Pour renforcer le lien entre le Grand-Duché et cette communauté, la candidate socialiste aux élections communales à Esch-sur-Alzette considère qu'il faut mettre l'accent sur la culture, afin de leur faire connaître «nos traditions et nos coutumes nationales».

Si les autres y vont et nous pas, on a l'impression de rater quelque chose.
Fred Keup, président de l'ADR

Cet événement organisé par l'AcLux est l'occasion de soigner les relations et de mieux connaître ces Brésiliens naturalisés, relève Fred Keup. Son parti sera représenté sur place par Frédéric Becker, en charge de la section internationale de l'ADR (cette section existe depuis un an). Le moment choisi n'est pas le bon selon Fred Keup: «Cette invitation est une idée intéressante et les organisateurs sont demandeurs, mais nous sommes avant l'élection et ça pose deux problèmes. Nous avons assez à faire ici au Luxembourg et en allant là-bas tout le monde a les élections en tête. J'aurais préféré que ça se fasse après les élections, l'atmosphère aurait été plus détendue et paisible. Mais si les autres y vont et nous pas, on a l'impression de rater quelque chose et d'être perdant.»

Lire aussi :Comment l'ADR veut former une «coalition citoyenne» avec le CSV

Le candidat tête de liste de l'ADR se montre, en effet, assez sceptique sur une forte mobilisation de la diaspora pour les élections législatives.

En date du 31 décembre 2022, 122.349 Luxembourgeois étaient déclarés comme résidant en dehors du Grand-Duché. Lors du dernier scrutin en 2018, 5.500 électeurs vivant à l'étranger avaient voté par correspondance selon le ministère d'Etat.

Faut-il élargir le droit de vote aux étrangers?

«C'est une situation paradoxale que des personnes vivant au Brésil puissent davantage décider de l'avenir du Grand-Duché que 300.000 personnes non luxembourgeoises ici», admet le député Sven Clement. «Le référendum de 2015 a été clair, les Luxembourgeois ne souhaitent pas leur accorder ce droit de vote, mais cela n'empêche pas de voir d'autres formes de participation. Une piste serait de transformer la Conseil national des étrangers en véritable Chambre consultative des étrangers avec des élections. Cette Chambre pourrait donner son avis sur tous les projets de loi comme le fait la Chambre des salariés.»
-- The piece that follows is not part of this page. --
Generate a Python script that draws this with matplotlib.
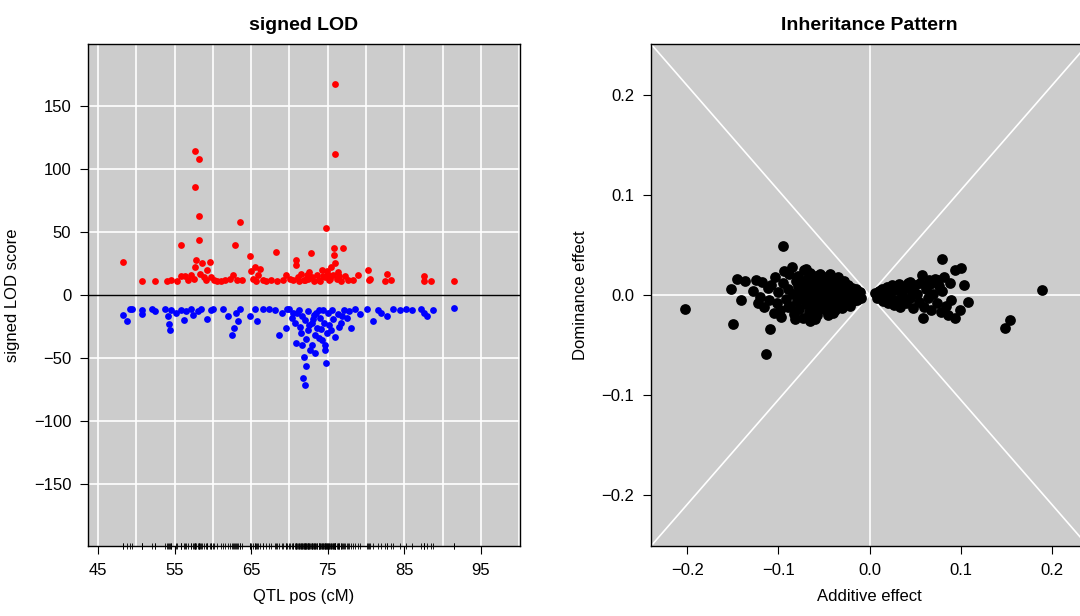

78% des Luxembourgeois se sont prononcés contre le droit de vote des étrangers lors du référendum de 2015. Fred Keup avait à l'époque mené campagne pour le camp du «non». Il dit ne pas voir de paradoxe dans le fait que cette communauté outre-Atlantique puisse voter pour les législatives, alors qu'au Luxembourg, près de 50% de la population est privée de ce droit de vote en n'ayant pas la nationalité luxembourgeoise. «C'est tout à fait logique. Un Parlement ne représente pas les habitants d'un pays, mais les personnes qui ont la nationalité. Un Français qui habite ici est représenté par l'Assemblée nationale et pas par la Chambre des députés.»
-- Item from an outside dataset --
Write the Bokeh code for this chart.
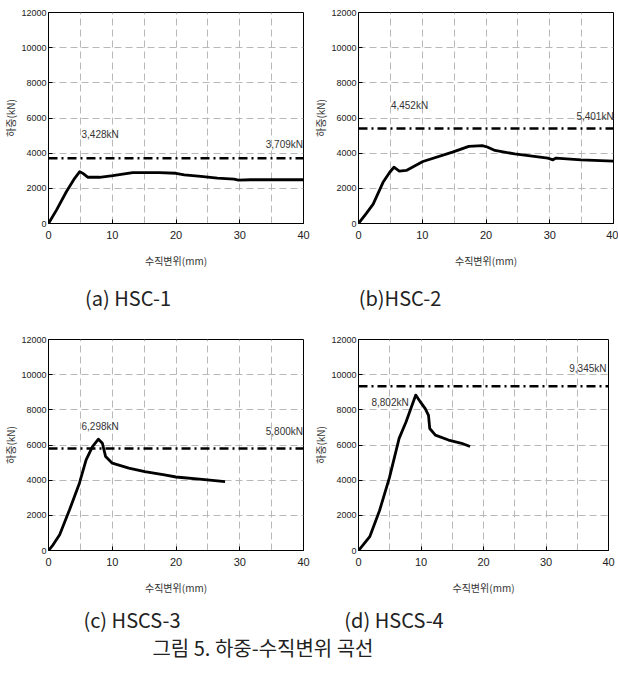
from bokeh.plotting import figure
from bokeh.models import Range1d, FixedTicker, Span, Label, Div
from bokeh.layouts import column, row
from bokeh.embed import file_html
from bokeh.resources import INLINE

# ---- data (displacement mm, load kN) ----
a_disp = [0, 1.25, 2.8, 4.1, 4.9, 5.4, 6.2, 8.0, 10.1, 13.2, 17.4, 20.0, 21.3, 23.9, 26.5, 29.1, 29.8, 31.7, 40]
a_load = [0, 760, 1806, 2571, 2949, 2850, 2629, 2629, 2720, 2891, 2891, 2857, 2770, 2675, 2580, 2525, 2470, 2487, 2487]

b_disp = [0, 1.2, 2.3, 3.85, 4.9, 5.56, 6.4, 7.5, 10.1, 14.75, 17.3, 19.4, 20.2, 21.4, 24.5, 29.7, 30.5, 31.0, 34.9, 40]
b_load = [0, 560, 1100, 2343, 2914, 3200, 2980, 3020, 3526, 4057, 4383, 4430, 4350, 4154, 3960, 3714, 3620, 3720, 3617, 3543]

c_disp = [0, 0.72, 1.75, 3.3, 4.85, 5.9, 6.9, 7.83, 8.45, 8.96, 10.0, 12.6, 15.1, 18.2, 20.0, 24.1, 27.7]
c_load = [0, 324, 892, 2312, 3830, 5153, 5909, 6330, 6102, 5340, 4966, 4682, 4489, 4300, 4180, 4050, 3920]

d_disp = [0, 0.74, 1.8, 3.37, 4.95, 6.5, 7.6, 9.16, 9.9, 10.7, 11.2, 11.4, 12.3, 14.4, 16.5, 17.85]
d_load = [0, 317, 783, 2275, 4140, 6378, 7310, 8839, 8450, 8056, 7681, 6937, 6564, 6283, 6098, 5913]

ref_loads = [3709, 5401, 5800, 9345]
peak_texts = ["3,428kN", "4,452kN", "6,298kN", "8,802kN"]
ref_texts = ["3,709kN", "5,401kN", "5,800kN", "9,345kN"]
captions = ["(a) HSC-1", "(b)HSC-2", "(c) HSCS-3", "(d) HSCS-4"]
fig_caption = "그림 5. 하중-수직변위 곡선"

x_ticks = [0, 10, 20, 30, 40]
y_ticks = [0, 2000, 4000, 6000, 8000, 10000, 12000]

TICK_FONT = "Liberation Sans"
KR_FONT = "Noto Sans CJK KR"


def panel(xs, ys, ref, peak_txt, peak_pos, ref_txt, ref_pos, w, h, borders):
    l, r, t, b = borders
    p = figure(width=w, height=h, x_range=Range1d(0, 40), y_range=Range1d(0, 12000),
               output_backend="svg", toolbar_location=None,
               min_border_left=l, min_border_right=r, min_border_top=t, min_border_bottom=b,
               background_fill_color="white", border_fill_color="white")
    p.outline_line_color = "black"
    p.outline_line_width = 1
    p.xgrid.ticker = FixedTicker(ticks=[5, 10, 15, 20, 25, 30, 35])
    p.ygrid.ticker = FixedTicker(ticks=[2000, 4000, 6000, 8000, 10000])
    for g in (p.xgrid, p.ygrid):
        g.grid_line_color = "#b8b8b8"
        g.grid_line_dash = "7 4"
        g.grid_line_width = 1
    p.xaxis.ticker = FixedTicker(ticks=x_ticks)
    p.yaxis.ticker = FixedTicker(ticks=y_ticks)
    for ax in (p.xaxis, p.yaxis):
        ax.axis_line_color = "black"
        ax.major_tick_in = 4
        ax.major_tick_out = 0
        ax.minor_tick_line_color = None
        ax.major_tick_line_color = "black"
        ax.major_label_text_font = TICK_FONT
        ax.major_label_text_color = "#222222"
        ax.axis_label_text_font = KR_FONT
        ax.axis_label_text_font_style = "normal"
        ax.axis_label_text_font_size = "10px"
        ax.axis_label_text_color = "#333333"
    p.xaxis.major_label_text_font_size = "11px"
    p.yaxis.major_label_text_font_size = "9px"
    p.xaxis.major_label_standoff = 7
    p.yaxis.major_label_standoff = 2
    p.xaxis.axis_label = "수직변위(mm)"
    p.yaxis.axis_label = "하중(kN)"
    p.xaxis.axis_label_standoff = 11
    p.yaxis.axis_label_standoff = 0

    p.add_layout(Span(location=ref, dimension="width", line_color="black",
                      line_width=2.5, line_dash="9 4 2 4"))
    p.line(xs, ys, line_color="black", line_width=2.8, line_join="round")
    for txt, (tx, ty) in ((peak_txt, peak_pos), (ref_txt, ref_pos)):
        p.add_layout(Label(x=tx, y=ty, text=txt, text_align="center", text_baseline="middle",
                           text_font=TICK_FONT, text_font_size="10px", text_color="#333333"))
    return p


pa = panel(a_disp, a_load, ref_loads[0], peak_texts[0], (8.1, 5046), ref_texts[0], (37.0, 4474),
           310, 274, (47, 7, 12, 50))
pb = panel(b_disp, b_load, ref_loads[1], peak_texts[1], (8.0, 6726), ref_texts[1], (37.1, 6057),
           308, 274, (46, 5, 12, 51))
pc = panel(c_disp, c_load, ref_loads[2], peak_texts[2], (8.1, 7045), ref_texts[2], (37.0, 6761),
           310, 282, (44, 7, 20, 50))
pd = panel(d_disp, d_load, ref_loads[3], peak_texts[3], (5.05, 8431), ref_texts[3], (36.7, 10333),
           308, 282, (45, 10, 21, 48))


def cap_block(text, cx, cy, size):
    lh = size + 6
    return (f'<div style="position:absolute;left:{cx - 150}px;width:300px;top:{cy - lh / 2}px;'
            f'text-align:center;font-family:\'{KR_FONT}\';font-size:{size}px;line-height:{lh}px;'
            f'color:#222;white-space:nowrap">{text}</div>')


cap1 = Div(width=618, height=44, margin=0, text=(
    '<div style="position:relative;width:618px;height:44px">'
    + cap_block(captions[0], 128, 24, 20)
    + cap_block(captions[1], 400, 24, 20)
    + '</div>'))
cap2 = Div(width=618, height=76, margin=0, text=(
    '<div style="position:relative;width:618px;height:76px">'
    + cap_block(captions[2], 132, 20, 20)
    + cap_block(captions[3], 394, 20, 20)
    + cap_block(fig_caption, 263, 48, 20)
    + '</div>'))

layout = column(row(pa, pb), cap1, row(pc, pd), cap2)
open("out.html", "w").write(file_html(layout, INLINE))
Si quelqu'un souhaite voter aux élections législatives, qu'est-ce qui l'empêche de prendre la nationalité luxembourgeoise, s’il peut le faire
Isabelle Wiseler-Lima, eurodéputée CSV

Liz Braz estime que ce référendum ne s'est pas tenu au bon moment et que si le non l'a emporté, c'est «à cause d'enjeux politiques qui n'avaient rien à voir avec la question posée». «La société évolue et les règles démocratiques doivent être adaptées. Je pense pour cela qu'il ne faut pas définitivement écarter la discussion du droit de vote des étrangers. Nous avons clairement un déficit démocratique.» La représentante des Jeunes socialistes estime que selon certains critères, comme une clause de résidence, il faudrait accorder le droit de vote aux Non-Luxembourgeois.

Lire aussi :Vie politique: «La langue, c'est la grande problématique»

Isabelle Wiseler-Lima (CSV) considère que «ceux qui souhaitent obtenir la nationalité doivent pouvoir le faire sans qu'il n'y ait d'obstacles infranchissables». Elle s'interroge ainsi: «Si on souhaite voter au niveau national et qu'on peut prendre la nationalité luxembourgeoise, qu'est-ce qui empêche cette personne de le faire?» L'eurodéputée chrétienne-sociale rappelle que le droit de vote a été accordé pour tous les étrangers pour les élections communales, «mais peu d'entre eux s'inscrivent». Au 30 février dernier, le taux de participation des résidents non luxembourgeois était de 16,1%. Ce déplacement au Brésil aura-t-il un impact sur le nombre de votants? Et quel parti parviendra à en bénéficier? Verdict après les législatives.